Arith wrote:I would like to know how to enter the command --bad-sectors because I've got the same problem with the latest Gparted. But the manufacturers tools on long test and SMART and HD Tune and a dozen of other applications all report the disc is fine, ok, passed.
Before yesterday I had never heard of bash terminal sudo so don't know how to use them or even if I have to.
I ran chkdsk/f/r from windows dos and after 3 hours it didn't report anything unusual, but I thought the /f/r was for fixing, and later running from a live cd for chkdsk only got a report of one bad sector, so it couldn't have been repaired could it. But the Seatools long test was run after this giving a clean good disk.
Does Gparted use windows to check the disc?
No, Gparted is a GUI frontend for parted, which is is a linux tool which does the heavy lifting of partitioning. From inside a live session after booting into the install CD, do Applications > Accessories > Terminal. That is where you will use text commands to run ntfsresize.
You will have to install ntfsresize with
sudo apt-get install ntfsprogs
then run ntfsresize --help to see what you're dealing with.

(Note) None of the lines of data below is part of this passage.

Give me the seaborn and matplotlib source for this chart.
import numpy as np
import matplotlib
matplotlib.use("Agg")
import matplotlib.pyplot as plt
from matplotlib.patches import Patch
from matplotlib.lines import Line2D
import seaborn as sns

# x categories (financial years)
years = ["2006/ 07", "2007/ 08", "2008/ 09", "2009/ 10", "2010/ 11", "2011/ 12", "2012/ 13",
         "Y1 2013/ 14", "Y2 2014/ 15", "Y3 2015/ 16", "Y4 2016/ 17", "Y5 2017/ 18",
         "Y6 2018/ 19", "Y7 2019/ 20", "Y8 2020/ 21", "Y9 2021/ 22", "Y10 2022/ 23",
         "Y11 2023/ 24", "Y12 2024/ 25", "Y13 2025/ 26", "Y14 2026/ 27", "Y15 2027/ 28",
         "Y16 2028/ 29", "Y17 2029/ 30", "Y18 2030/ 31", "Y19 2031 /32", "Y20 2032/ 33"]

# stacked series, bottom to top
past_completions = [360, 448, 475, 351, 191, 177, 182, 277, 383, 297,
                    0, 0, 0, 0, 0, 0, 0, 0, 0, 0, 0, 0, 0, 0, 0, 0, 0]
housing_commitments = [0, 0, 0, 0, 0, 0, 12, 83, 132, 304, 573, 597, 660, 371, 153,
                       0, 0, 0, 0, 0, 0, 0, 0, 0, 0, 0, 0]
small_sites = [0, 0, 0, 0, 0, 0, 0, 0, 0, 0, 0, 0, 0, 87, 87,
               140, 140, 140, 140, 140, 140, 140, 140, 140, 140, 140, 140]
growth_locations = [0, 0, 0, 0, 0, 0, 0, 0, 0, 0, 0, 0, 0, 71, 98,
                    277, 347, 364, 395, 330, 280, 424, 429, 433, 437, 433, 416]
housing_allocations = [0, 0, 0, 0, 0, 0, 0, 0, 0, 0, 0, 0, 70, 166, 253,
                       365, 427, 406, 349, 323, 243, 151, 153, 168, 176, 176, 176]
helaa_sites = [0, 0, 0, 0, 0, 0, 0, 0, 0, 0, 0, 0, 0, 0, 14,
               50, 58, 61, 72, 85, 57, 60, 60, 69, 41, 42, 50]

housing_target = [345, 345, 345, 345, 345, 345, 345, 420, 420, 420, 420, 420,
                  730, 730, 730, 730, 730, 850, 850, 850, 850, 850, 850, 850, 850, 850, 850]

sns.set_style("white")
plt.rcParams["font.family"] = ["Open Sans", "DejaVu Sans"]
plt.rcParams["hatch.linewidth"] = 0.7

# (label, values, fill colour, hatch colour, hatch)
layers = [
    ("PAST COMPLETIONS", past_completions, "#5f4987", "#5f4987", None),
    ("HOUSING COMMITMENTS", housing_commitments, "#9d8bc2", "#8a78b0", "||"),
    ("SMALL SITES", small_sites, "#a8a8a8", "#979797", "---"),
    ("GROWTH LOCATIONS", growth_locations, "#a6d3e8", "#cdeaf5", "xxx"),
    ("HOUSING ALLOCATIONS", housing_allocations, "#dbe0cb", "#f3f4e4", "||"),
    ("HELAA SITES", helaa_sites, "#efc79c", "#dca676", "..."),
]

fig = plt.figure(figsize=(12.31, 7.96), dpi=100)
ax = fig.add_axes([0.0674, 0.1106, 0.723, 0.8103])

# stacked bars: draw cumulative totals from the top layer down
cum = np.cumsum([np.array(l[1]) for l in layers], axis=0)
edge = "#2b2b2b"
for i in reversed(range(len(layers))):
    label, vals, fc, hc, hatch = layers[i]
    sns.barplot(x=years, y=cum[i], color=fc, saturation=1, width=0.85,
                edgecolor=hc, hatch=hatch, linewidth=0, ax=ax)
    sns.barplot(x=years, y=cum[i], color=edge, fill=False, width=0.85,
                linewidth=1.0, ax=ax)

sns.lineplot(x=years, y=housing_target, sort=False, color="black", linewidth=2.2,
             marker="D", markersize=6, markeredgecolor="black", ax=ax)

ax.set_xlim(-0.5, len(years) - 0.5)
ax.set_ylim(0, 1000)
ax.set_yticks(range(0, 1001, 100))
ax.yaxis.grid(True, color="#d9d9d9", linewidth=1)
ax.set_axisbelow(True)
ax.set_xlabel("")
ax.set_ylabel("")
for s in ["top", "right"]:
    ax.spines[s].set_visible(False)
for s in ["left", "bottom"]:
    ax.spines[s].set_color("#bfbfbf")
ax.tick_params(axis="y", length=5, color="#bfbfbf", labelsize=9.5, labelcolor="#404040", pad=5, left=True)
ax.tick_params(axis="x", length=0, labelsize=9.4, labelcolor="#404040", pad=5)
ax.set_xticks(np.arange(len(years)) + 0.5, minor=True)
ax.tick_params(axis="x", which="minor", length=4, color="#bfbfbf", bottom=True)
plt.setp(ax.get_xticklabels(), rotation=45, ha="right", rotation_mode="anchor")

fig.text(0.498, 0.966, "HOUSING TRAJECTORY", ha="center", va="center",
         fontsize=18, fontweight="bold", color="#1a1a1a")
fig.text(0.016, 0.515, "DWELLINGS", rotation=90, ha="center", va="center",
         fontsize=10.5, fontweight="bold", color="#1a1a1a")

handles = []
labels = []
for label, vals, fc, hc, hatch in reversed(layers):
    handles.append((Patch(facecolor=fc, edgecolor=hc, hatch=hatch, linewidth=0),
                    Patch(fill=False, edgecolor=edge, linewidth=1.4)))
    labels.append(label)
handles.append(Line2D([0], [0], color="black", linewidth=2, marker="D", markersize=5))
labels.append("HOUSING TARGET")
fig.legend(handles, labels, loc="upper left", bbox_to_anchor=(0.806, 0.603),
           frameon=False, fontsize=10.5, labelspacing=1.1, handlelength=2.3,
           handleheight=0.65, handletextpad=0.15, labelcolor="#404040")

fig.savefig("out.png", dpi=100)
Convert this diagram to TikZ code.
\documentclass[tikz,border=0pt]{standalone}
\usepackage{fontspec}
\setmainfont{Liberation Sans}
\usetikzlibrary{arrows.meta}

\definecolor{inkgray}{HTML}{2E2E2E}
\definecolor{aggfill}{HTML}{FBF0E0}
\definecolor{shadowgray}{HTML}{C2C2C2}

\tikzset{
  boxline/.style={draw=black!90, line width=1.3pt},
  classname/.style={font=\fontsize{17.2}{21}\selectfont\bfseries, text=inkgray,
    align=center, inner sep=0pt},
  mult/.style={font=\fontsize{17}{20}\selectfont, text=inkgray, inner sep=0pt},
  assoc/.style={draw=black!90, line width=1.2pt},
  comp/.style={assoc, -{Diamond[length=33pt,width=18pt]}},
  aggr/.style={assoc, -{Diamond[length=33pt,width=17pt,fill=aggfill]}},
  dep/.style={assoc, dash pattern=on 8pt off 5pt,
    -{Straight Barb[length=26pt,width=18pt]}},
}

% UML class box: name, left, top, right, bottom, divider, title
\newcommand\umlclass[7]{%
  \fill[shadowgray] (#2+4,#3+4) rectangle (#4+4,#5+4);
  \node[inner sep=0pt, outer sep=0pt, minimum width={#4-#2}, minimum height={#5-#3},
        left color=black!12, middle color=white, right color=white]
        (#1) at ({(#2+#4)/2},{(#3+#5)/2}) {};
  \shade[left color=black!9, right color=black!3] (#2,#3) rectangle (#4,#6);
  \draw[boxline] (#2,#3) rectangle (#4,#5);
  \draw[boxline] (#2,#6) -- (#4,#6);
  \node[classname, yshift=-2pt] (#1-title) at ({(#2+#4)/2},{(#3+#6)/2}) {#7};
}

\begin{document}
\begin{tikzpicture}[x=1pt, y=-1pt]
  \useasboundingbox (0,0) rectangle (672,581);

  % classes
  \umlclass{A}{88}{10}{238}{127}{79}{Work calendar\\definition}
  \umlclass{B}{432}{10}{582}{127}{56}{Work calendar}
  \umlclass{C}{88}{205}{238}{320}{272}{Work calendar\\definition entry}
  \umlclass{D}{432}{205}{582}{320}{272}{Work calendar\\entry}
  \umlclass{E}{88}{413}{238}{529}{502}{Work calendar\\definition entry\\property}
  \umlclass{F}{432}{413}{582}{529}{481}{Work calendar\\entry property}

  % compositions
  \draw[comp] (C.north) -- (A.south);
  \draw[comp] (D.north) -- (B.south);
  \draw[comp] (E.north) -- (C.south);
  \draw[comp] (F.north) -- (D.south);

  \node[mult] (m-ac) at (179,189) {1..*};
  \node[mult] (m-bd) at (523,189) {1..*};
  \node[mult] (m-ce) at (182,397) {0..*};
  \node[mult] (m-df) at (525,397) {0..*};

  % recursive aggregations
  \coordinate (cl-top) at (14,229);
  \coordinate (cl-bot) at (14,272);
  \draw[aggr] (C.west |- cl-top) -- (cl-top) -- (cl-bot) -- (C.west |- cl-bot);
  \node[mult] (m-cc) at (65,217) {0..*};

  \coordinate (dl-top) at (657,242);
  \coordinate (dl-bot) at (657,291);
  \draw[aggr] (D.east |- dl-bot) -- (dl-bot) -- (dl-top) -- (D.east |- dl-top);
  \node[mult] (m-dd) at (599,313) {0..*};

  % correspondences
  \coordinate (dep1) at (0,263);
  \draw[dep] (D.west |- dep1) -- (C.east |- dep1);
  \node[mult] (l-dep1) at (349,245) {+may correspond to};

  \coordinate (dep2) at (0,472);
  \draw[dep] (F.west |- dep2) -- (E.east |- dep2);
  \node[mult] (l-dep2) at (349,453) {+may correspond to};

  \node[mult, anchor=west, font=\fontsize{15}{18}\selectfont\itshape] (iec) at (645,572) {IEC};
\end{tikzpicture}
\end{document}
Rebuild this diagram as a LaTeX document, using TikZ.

A good tutorial (I followed the instructions exactly) is found at http://crashrecovery.org/CrashRecoveryK … .ntfs.html
That will safely resize your NTFS partition; once that's done, boot into Windows, run chkdsk and reboot into the install CD's live session again. Now there will empty space on the drive which Gparted will detect, and you can easily add more partitions (although I did this with fdisk from terminal as well) and then install linux on the new partitions.